Your instructions
Set down, exactly as written, the lines from the top of the data to the line that holds "const yTitle = 'Moisture", and omit the pictures.
::: Data section
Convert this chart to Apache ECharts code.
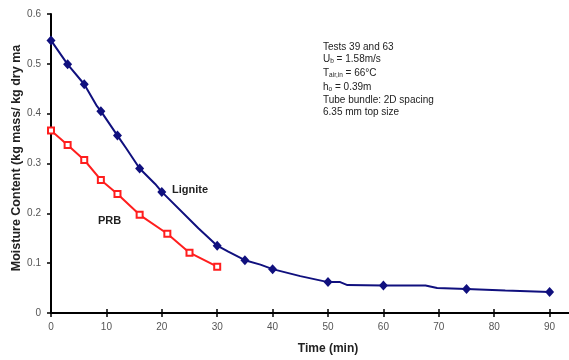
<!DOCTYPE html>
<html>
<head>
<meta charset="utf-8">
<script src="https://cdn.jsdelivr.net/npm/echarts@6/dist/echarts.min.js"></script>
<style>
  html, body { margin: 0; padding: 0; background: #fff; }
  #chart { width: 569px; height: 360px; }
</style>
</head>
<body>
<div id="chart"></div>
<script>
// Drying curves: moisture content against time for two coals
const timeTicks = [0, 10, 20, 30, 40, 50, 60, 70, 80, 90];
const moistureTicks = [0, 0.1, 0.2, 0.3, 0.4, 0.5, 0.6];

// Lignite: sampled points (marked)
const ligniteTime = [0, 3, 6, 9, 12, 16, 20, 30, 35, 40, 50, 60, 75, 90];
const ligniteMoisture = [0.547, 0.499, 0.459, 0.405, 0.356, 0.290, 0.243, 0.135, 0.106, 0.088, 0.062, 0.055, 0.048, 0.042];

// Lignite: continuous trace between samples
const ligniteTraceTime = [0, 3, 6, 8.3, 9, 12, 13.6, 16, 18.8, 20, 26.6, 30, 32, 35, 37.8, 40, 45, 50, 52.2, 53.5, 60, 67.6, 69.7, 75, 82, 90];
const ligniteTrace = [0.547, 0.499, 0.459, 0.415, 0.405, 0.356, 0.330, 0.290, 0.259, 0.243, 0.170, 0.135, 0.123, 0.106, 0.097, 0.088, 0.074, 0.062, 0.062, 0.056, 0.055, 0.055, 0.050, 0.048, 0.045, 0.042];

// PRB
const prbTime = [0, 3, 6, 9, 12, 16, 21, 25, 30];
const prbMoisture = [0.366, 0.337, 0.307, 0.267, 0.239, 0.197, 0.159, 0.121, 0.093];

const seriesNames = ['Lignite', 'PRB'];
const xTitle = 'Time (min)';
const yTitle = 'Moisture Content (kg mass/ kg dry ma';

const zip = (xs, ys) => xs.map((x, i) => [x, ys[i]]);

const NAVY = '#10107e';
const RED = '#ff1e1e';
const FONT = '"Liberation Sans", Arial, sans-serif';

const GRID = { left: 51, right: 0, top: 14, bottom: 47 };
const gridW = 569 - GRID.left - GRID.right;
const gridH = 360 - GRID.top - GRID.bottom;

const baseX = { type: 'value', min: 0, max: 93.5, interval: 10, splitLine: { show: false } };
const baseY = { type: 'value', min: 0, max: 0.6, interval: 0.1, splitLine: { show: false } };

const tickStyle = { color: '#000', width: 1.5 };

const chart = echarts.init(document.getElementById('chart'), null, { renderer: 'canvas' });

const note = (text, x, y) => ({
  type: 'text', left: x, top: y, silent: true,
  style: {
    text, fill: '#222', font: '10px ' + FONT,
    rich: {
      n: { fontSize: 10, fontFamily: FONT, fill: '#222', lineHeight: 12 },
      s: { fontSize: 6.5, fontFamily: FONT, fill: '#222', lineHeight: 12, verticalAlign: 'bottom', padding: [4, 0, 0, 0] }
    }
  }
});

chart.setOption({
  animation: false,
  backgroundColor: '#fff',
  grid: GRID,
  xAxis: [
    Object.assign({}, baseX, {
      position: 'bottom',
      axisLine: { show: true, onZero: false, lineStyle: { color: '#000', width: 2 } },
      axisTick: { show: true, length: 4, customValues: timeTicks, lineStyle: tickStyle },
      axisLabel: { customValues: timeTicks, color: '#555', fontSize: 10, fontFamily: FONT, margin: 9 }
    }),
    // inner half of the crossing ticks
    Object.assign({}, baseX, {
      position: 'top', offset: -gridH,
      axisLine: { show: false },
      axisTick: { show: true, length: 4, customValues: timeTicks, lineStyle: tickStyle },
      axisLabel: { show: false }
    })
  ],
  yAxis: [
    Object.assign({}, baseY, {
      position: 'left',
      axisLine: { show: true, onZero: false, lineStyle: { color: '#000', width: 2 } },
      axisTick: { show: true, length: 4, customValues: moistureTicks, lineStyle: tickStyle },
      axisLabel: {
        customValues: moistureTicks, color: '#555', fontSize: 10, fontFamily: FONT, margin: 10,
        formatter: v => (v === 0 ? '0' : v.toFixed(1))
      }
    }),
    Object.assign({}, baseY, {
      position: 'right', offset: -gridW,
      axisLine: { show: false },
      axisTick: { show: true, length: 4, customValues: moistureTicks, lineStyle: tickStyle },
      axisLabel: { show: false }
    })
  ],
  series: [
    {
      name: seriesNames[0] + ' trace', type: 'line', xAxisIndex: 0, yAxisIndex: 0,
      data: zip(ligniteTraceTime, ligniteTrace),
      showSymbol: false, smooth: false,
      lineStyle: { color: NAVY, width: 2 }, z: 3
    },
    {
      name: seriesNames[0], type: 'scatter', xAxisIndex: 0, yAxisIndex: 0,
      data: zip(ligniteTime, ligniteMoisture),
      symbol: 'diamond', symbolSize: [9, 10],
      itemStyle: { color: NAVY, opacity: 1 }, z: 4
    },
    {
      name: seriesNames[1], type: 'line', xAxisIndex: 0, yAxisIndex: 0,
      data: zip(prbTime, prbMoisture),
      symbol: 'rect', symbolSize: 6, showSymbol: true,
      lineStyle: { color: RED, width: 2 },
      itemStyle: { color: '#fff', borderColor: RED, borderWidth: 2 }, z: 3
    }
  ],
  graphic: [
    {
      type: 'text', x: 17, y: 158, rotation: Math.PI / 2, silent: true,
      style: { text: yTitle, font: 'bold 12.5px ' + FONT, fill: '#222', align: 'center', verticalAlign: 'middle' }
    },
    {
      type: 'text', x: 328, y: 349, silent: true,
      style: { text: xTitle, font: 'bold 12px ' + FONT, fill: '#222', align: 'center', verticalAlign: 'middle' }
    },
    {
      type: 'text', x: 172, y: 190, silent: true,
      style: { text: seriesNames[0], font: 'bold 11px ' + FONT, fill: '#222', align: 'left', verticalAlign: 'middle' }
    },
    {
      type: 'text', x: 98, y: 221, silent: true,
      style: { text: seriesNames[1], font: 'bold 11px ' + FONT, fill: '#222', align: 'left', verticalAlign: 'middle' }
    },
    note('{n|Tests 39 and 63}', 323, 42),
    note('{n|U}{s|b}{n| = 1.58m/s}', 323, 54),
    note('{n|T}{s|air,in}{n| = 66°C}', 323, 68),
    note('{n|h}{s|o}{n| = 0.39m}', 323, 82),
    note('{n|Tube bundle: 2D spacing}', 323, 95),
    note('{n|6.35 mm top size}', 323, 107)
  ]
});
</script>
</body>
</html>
::::::
Correct response
Convert this chart to Apache ECharts code.
<!DOCTYPE html>
<html>
<head>
<meta charset="utf-8">
<script src="https://cdn.jsdelivr.net/npm/echarts@6/dist/echarts.min.js"></script>
<style>
  html, body { margin: 0; padding: 0; background: #fff; }
  #chart { width: 569px; height: 360px; }
</style>
</head>
<body>
<div id="chart"></div>
<script>
// Drying curves: moisture content against time for two coals
const timeTicks = [0, 10, 20, 30, 40, 50, 60, 70, 80, 90];
const moistureTicks = [0, 0.1, 0.2, 0.3, 0.4, 0.5, 0.6];

// Lignite: sampled points (marked)
const ligniteTime = [0, 3, 6, 9, 12, 16, 20, 30, 35, 40, 50, 60, 75, 90];
const ligniteMoisture = [0.547, 0.499, 0.459, 0.405, 0.356, 0.290, 0.243, 0.135, 0.106, 0.088, 0.062, 0.055, 0.048, 0.042];

// Lignite: continuous trace between samples
const ligniteTraceTime = [0, 3, 6, 8.3, 9, 12, 13.6, 16, 18.8, 20, 26.6, 30, 32, 35, 37.8, 40, 45, 50, 52.2, 53.5, 60, 67.6, 69.7, 75, 82, 90];
const ligniteTrace = [0.547, 0.499, 0.459, 0.415, 0.405, 0.356, 0.330, 0.290, 0.259, 0.243, 0.170, 0.135, 0.123, 0.106, 0.097, 0.088, 0.074, 0.062, 0.062, 0.056, 0.055, 0.055, 0.050, 0.048, 0.045, 0.042];

// PRB
const prbTime = [0, 3, 6, 9, 12, 16, 21, 25, 30];
const prbMoisture = [0.366, 0.337, 0.307, 0.267, 0.239, 0.197, 0.159, 0.121, 0.093];

const seriesNames = ['Lignite', 'PRB'];
const xTitle = 'Time (min)';
const yTitle = 'Moisture Content (kg mass/ kg dry ma';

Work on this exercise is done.